- What to do
In your copy, include every line of the listing below exactly but none of the pictures.

- Information provided
-------

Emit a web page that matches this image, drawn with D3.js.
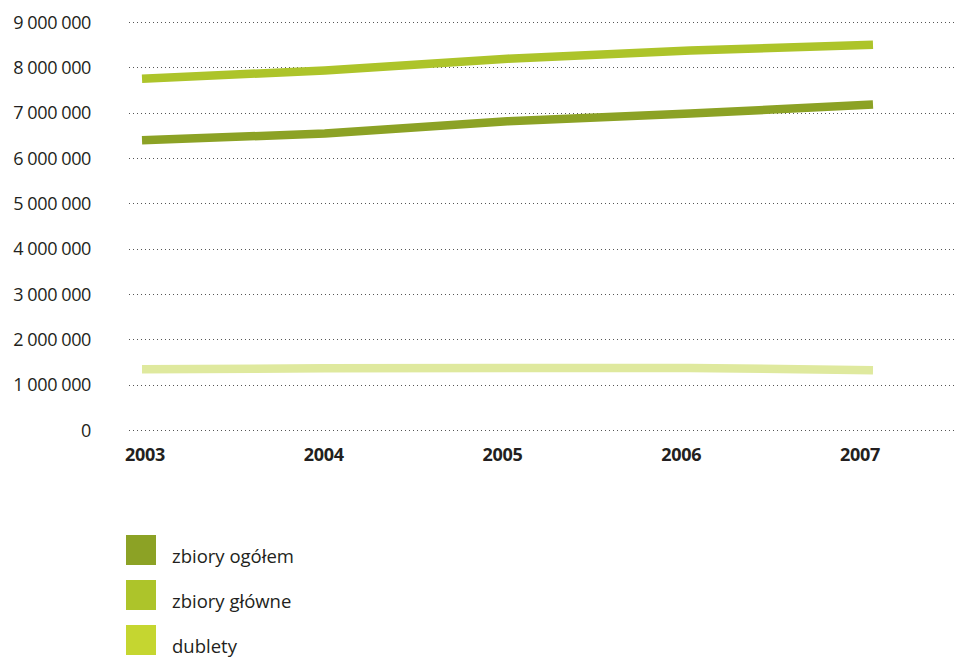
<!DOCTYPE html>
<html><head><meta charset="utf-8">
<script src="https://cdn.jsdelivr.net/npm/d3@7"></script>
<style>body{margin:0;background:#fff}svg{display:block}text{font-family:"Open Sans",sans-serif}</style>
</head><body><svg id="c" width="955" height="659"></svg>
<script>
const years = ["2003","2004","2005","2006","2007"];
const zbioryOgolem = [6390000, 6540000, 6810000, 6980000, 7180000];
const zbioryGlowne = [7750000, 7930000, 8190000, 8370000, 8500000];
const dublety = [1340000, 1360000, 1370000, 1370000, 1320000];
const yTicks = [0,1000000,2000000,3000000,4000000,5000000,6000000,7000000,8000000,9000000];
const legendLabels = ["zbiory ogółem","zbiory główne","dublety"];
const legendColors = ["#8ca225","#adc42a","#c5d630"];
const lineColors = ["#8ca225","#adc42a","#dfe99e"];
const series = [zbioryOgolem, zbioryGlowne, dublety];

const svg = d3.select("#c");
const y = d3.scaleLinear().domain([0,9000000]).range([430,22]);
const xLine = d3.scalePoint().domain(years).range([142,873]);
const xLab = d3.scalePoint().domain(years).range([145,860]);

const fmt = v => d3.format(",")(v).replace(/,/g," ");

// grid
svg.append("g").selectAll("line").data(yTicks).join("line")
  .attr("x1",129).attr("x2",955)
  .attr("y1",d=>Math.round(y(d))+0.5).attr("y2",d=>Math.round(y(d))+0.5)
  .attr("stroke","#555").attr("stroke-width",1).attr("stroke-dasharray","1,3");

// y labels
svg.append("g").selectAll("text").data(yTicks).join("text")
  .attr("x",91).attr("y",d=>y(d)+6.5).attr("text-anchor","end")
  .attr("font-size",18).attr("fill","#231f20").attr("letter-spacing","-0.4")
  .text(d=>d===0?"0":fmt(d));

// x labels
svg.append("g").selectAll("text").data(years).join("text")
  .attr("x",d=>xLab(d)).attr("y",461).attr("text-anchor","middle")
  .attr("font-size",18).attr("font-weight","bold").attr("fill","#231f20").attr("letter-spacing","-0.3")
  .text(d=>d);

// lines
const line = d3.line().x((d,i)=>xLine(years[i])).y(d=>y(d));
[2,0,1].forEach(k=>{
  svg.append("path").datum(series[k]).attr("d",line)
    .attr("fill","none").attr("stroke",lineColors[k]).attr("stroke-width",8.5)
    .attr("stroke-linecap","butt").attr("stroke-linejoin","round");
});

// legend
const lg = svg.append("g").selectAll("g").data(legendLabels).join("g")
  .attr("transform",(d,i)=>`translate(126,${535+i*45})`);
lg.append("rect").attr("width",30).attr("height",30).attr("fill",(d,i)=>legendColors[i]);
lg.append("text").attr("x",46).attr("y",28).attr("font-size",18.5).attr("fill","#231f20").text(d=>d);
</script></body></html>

-------

- The result
Emit a web page that matches this image, drawn with D3.js.
<!DOCTYPE html>
<html><head><meta charset="utf-8">
<script src="https://cdn.jsdelivr.net/npm/d3@7"></script>
<style>body{margin:0;background:#fff}svg{display:block}text{font-family:"Open Sans",sans-serif}</style>
</head><body><svg id="c" width="955" height="659"></svg>
<script>
const years = ["2003","2004","2005","2006","2007"];
const zbioryOgolem = [6390000, 6540000, 6810000, 6980000, 7180000];
const zbioryGlowne = [7750000, 7930000, 8190000, 8370000, 8500000];
const dublety = [1340000, 1360000, 1370000, 1370000, 1320000];
const yTicks = [0,1000000,2000000,3000000,4000000,5000000,6000000,7000000,8000000,9000000];
const legendLabels = ["zbiory ogółem","zbiory główne","dublety"];
const legendColors = ["#8ca225","#adc42a","#c5d630"];
const lineColors = ["#8ca225","#adc42a","#dfe99e"];
const series = [zbioryOgolem, zbioryGlowne, dublety];

const svg = d3.select("#c");
const y = d3.scaleLinear().domain([0,9000000]).range([430,22]);
const xLine = d3.scalePoint().domain(years).range([142,873]);
const xLab = d3.scalePoint().domain(years).range([145,860]);

const fmt = v => d3.format(",")(v).replace(/,/g," ");

// grid
svg.append("g").selectAll("line").data(yTicks).join("line")
  .attr("x1",129).attr("x2",955)
  .attr("y1",d=>Math.round(y(d))+0.5).attr("y2",d=>Math.round(y(d))+0.5)
  .attr("stroke","#555").attr("stroke-width",1).attr("stroke-dasharray","1,3");

// y labels
svg.append("g").selectAll("text").data(yTicks).join("text")
  .attr("x",91).attr("y",d=>y(d)+6.5).attr("text-anchor","end")
  .attr("font-size",18).attr("fill","#231f20").attr("letter-spacing","-0.4")
  .text(d=>d===0?"0":fmt(d));

// x labels
svg.append("g").selectAll("text").data(years).join("text")
  .attr("x",d=>xLab(d)).attr("y",461).attr("text-anchor","middle")
  .attr("font-size",18).attr("font-weight","bold").attr("fill","#231f20").attr("letter-spacing","-0.3")
  .text(d=>d);

// lines
const line = d3.line().x((d,i)=>xLine(years[i])).y(d=>y(d));
[2,0,1].forEach(k=>{
  svg.append("path").datum(series[k]).attr("d",line)
    .attr("fill","none").attr("stroke",lineColors[k]).attr("stroke-width",8.5)
    .attr("stroke-linecap","butt").attr("stroke-linejoin","round");
});

// legend
const lg = svg.append("g").selectAll("g").data(legendLabels).join("g")
  .attr("transform",(d,i)=>`translate(126,${535+i*45})`);
lg.append("rect").attr("width",30).attr("height",30).attr("fill",(d,i)=>legendColors[i]);
lg.append("text").attr("x",46).attr("y",28).attr("font-size",18.5).attr("fill","#231f20").text(d=>d);
</script></body></html>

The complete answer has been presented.